Background
We have a system in Elixir that handles millions of requests per second. In order to be responsive, we have thousands of workers in parallel to answer those petitions.
Problem
The problem here is that we don’t know if a worker is being overwhelmed. This is dangerous because the mailboxes of the workers grow until the system crashes.
erlang.process_info(pid, :message_queue_len)
One of the solutions this community recommended was to use :erlang.process_info/2
(or its Elixir equivalent Process.info/2
) to check the mailbox of a worker.
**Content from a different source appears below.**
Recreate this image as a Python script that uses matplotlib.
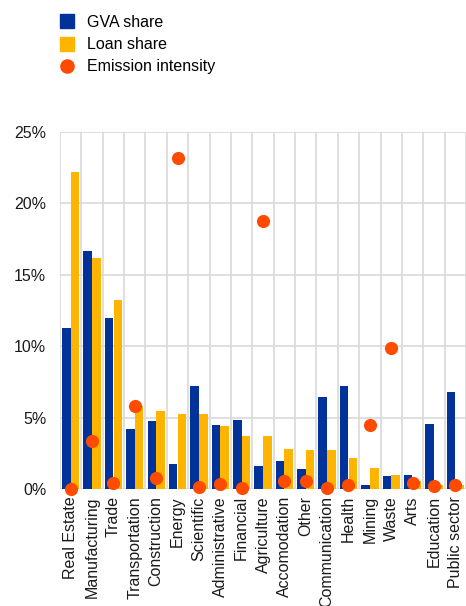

Then, if the mailbox has too many messages (let’s say, 100) we drop the request.
http://erlang.org/doc/man/erlang.html#process_info-2
This is nothing new, the Elixir Logger itself uses a similar approach.
The issue here is that for each request we get we would need to call upon erlang.process_info(pid, :message_queue_len)
roughly 60 times (because each request can go up to 65 workers for different types of processing).
So we would be invoking this function hundreds of millions of times per second. For this to work, this function needs to be lightweight, which raises some questions:
- Is process_info safe to use in production code?
- Is process_info a heavt operation when compared to checking an ETS table for a value?
I have read the official docs and didn’t find anything alarming. What are your experiences with the usage of this function?